When one is young it seems like a very strange and safe place,
But now that I have changed it feels merely odd, cold
And full of interest.
          --John Ashbery, "A Wave"

Sometimes I sense that to put real confidence in my memory I have to get to the end of all rememberings. That seems to say that I forego remembering. And now that strikes me as an accurate description of what it is to have confidence in one's memory.
          --Stanley Cavell, The Claim of Reason


Monday, February 16, 2009
I remember telling my chemistry teacher, Mr. Reeves, also the soccer coach, about the story my grandmother had just told me (in eleventh or twelfth grade) about her cousin. This cousin, whom I called and think of as "my grandmother's cousin," had a friend who was seduced by a charismatic madman, who suggested a suicide pact. The friend declined, so the intense young man turned his attentions to my grandmother's cousin, who succumbed to his charms and his authoritative vocation for transcendence. He shot her and then shot himself.

This was all new to me, this cliché of excessively tormented adolescent eroticism, and I remember Mr. Reeves listening politely but not quite with enough interest. But it was a true story, and I don't know even now why he wasn't more interested (though maybe I'd respond the same way now in his position): at the time it seemed somewhat natural, though disappointing, that he wasn't engaged by what was after all just personal family history. But this cousin was so distant from me that I didn't think of her as part of my family, and yet I was interested. But maybe this was mainly because it came from my grandmother, who knew her, and deplored what she'd done.

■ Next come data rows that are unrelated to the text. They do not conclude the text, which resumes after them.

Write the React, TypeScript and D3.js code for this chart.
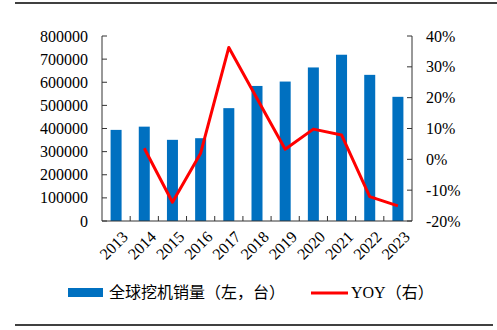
import React from "react";
import * as d3 from "d3";

const years = ["2013","2014","2015","2016","2017","2018","2019","2020","2021","2022","2023"];
const sales = [394000, 408000, 351000, 358000, 488000, 584000, 603000, 664000, 719000, 632000, 537000];
const yoy = [null, 3.6, -13.9, 2.0, 36.3, 19.7, 3.3, 9.8, 7.9, -12.1, -15.1];
const leftTicks = [0,100000,200000,300000,400000,500000,600000,700000,800000];
const rightTicks = [-20,-10,0,10,20,30,40];
const legendBar = "全球挖机销量（左，台）";
const legendLine = "（右）";

const W = 497, H = 330;
const L = 102, R = 412, T = 36, B = 221;
const serif = "'Liberation Serif','Times New Roman',serif";
const cjk = "'Noto Sans CJK SC',sans-serif";

export default function App() {
  const x = d3.scaleBand().domain(years).range([L, R]).paddingInner(0).paddingOuter(0);
  const yL = d3.scaleLinear().domain([0, 800000]).range([B, T]);
  const yR = d3.scaleLinear().domain([-20, 40]).range([B, T]);
  const barW = 11;
  const pts = years.map((y, i) => ({ y, v: yoy[i] })).filter(d => d.v !== null) as {y:string,v:number}[];
  const line = d3.line<{y:string,v:number}>().x(d => (x(d.y) as number) + x.bandwidth()/2).y(d => yR(d.v));
  const axisColor = "#333";
  return (
    <svg width={W} height={H} style={{position:"absolute", left:0, top:0, background:"#fff"}}>
      <line x1={15} x2={497} y1={3} y2={3} stroke="#000" strokeWidth={1.5}/>
      <line x1={15} x2={493} y1={325} y2={325} stroke="#000" strokeWidth={1.5}/>
      {years.map((yr, i) => (
        <rect key={yr} x={(x(yr) as number) + x.bandwidth()/2 - barW/2} y={yL(sales[i])} width={barW} height={B - yL(sales[i])} fill="#0070C0"/>
      ))}
      <path d={line(pts) as string} fill="none" stroke="#FF0000" strokeWidth={3} strokeLinejoin="round"/>
      <line x1={L} x2={L} y1={T} y2={B} stroke={axisColor} strokeWidth={1}/>
      {leftTicks.map(t => (
        <g key={t}>
          <line x1={L} x2={L+5} y1={yL(t)} y2={yL(t)} stroke={axisColor}/>
          <text x={L-14} y={yL(t)} dy="0.35em" textAnchor="end" fontFamily={serif} fontSize={16} fill="#000">{t}</text>
        </g>
      ))}
      <line x1={R} x2={R} y1={T} y2={B} stroke={axisColor} strokeWidth={1}/>
      {rightTicks.map(t => (
        <g key={t}>
          <line x1={R-5} x2={R} y1={yR(t)} y2={yR(t)} stroke={axisColor}/>
          <text x={R+14} y={yR(t)} dy="0.35em" textAnchor="start" fontFamily={serif} fontSize={16} fill="#000">{t + "%"}</text>
        </g>
      ))}
      <line x1={L} x2={R} y1={B} y2={B} stroke={axisColor}/>
      {years.map((yr, i) => i > 0 ? (
        <line key={"t"+yr} x1={x(yr) as number} x2={x(yr) as number} y1={B} y2={B-5} stroke={axisColor}/>
      ) : null)}
      {years.map(yr => {
        const cx = (x(yr) as number) + x.bandwidth()/2 + 5;
        const cy = 230;
        return (
          <text key={"l"+yr} x={cx} y={cy} dy="0.7em" textAnchor="end" transform={`rotate(-45,${cx},${cy})`} fontFamily={serif} fontSize={16} fill="#000">{yr}</text>
        );
      })}
      <rect x={68} y={288} width={35} height={9} fill="#0070C0"/>
      <text x={109} y={298} fontFamily={cjk} fontSize={16} fill="#000">{legendBar}</text>
      <line x1={311} x2={348} y1={293} y2={293} stroke="#FF0000" strokeWidth={3}/>
      <text x={351} y={298} fontFamily={serif} fontSize={16} fill="#000">YOY<tspan fontFamily={cjk} fontSize={16}>{legendLine}</tspan></text>
    </svg>
  );
}
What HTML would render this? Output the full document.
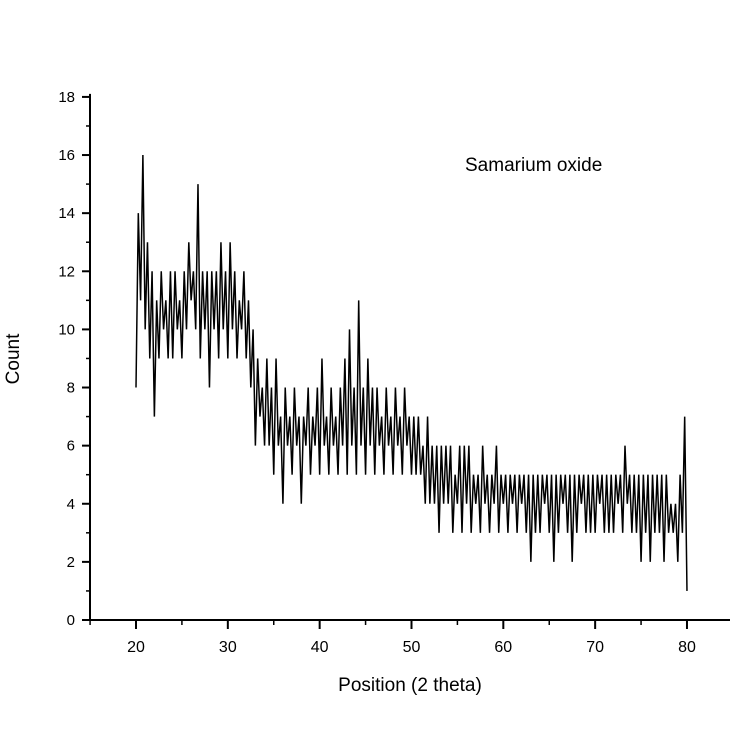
<!DOCTYPE html>
<html><head><meta charset="utf-8"><style>
body{margin:0;background:#fff;}
svg{display:block;font-family:"Liberation Sans",sans-serif;}
</style></head><body>
<svg id="chart" width="730" height="730">
<g id="axes"></g>
<path id="series" fill="none" stroke="#000" stroke-width="1.5" stroke-linejoin="miter"/>
<text x="465" y="171" font-size="19">Samarium oxide</text>
<text x="410" y="691" font-size="19" text-anchor="middle">Position (2 theta)</text>
<text transform="translate(19,359) rotate(-90)" font-size="19" text-anchor="middle">Count</text>
</svg>
<script>
const xStart = 20, xStep = 0.25;
const counts = [
8,14,11,16, 10,13,9,12, 7,11,9,12, 10,11,9,12, 9,12,10,11,
9,12,10,13, 11,12,10,15, 9,12,10,12, 8,12,10,12, 9,13,10,12,
9,13,10,12, 9,11,10,12, 9,11,8,10, 6,9,7,8, 6,9,6,8,
5,9,6,7, 4,8,6,7, 5,8,6,7, 4,7,6,8, 5,7,6,8,
5,9,6,7, 5,8,6,7, 5,8,6,9, 5,10,6,8, 5,11,6,8,
5,9,6,8, 5,8,6,7, 5,8,6,7, 5,8,6,7, 5,8,6,7,
5,7,5,7, 5,6,4,7, 4,6,4,6, 3,6,4,6, 4,6,3,5,
4,6,3,6, 4,6,3,5, 4,5,3,6, 4,5,3,5, 4,6,3,5,
4,5,3,5, 4,5,3,5, 4,5,3,5, 2,5,3,5, 3,5,4,5,
3,5,2,5, 3,5,4,5, 3,5,2,5, 3,5,4,5, 3,5,3,5,
3,5,4,5, 3,5,3,5, 3,5,4,5, 3,6,4,5, 3,5,3,5,
2,5,3,5, 2,5,3,5, 3,5,2,5, 3,4,3,4, 2,5,3,7,
1
];
const yTicks = [0,2,4,6,8,10,12,14,16,18];
const xTicks = [20,30,40,50,60,70,80];
const X = v => 136 + (v - 20) * 9.183;
const Y = v => 620 - v * 29.06;
const NS = 'http://www.w3.org/2000/svg';
const axes = document.getElementById('axes');
function mk(tag, attrs, txt){const e=document.createElementNS(NS,tag);for(const k in attrs)e.setAttribute(k,attrs[k]);if(txt!==undefined)e.textContent=txt;axes.appendChild(e);return e;}
let e;
e = mk('line',{x1:90,y1:Y(18)-3,x2:90,y2:621,stroke:'#000','stroke-width':2});


e = mk('line',{x1:89,y1:620,x2:730,y2:620,stroke:'#000','stroke-width':2});


for(let v=1; v<18; v+=2){
  e = mk('line',{x1:86,y1:Y(v),x2:90,y2:Y(v),stroke:'#000','stroke-width':1.5});
  
  
}
yTicks.forEach(v=>{
  e = mk('line',{x1:82,y1:Y(v),x2:90,y2:Y(v),stroke:'#000','stroke-width':2});
  
  
  e = mk('text',{x:75,y:Y(v)+5,'font-size':15,'text-anchor':'end'},String(v));
  
  
});
[15,25,35,45,55,65,75,85].forEach(v=>{
  e = mk('line',{x1:X(v),y1:620,x2:X(v),y2:625,stroke:'#000','stroke-width':1.5});
  
  
});
xTicks.forEach(v=>{
  e = mk('line',{x1:X(v),y1:620,x2:X(v),y2:629,stroke:'#000','stroke-width':2});
  
  
  e = mk('text',{x:X(v),y:652,'font-size':16,'text-anchor':'middle'},String(v));
  
  
});
let d='';
counts.forEach((c,i)=>{
  const x = X(xStart + i*xStep);
  d += (i?'L':'M') + x.toFixed(2) + ' ' + Y(c).toFixed(2) + ' ';
});
document.getElementById('series').setAttribute('d', d);
</script>
</body></html>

Later the story of Kleist's death seemed familiar in just the same way that so many of the fairy tales and scary stories my grandmother told me were familiar when I reread them in Freud. There was something surprising about returning to that archaic culture -- archaic for me as well as for the world -- when discussing the reading with Paul de Man. And he was no more interested in my family, it turned out, than Mr. Reeves had been.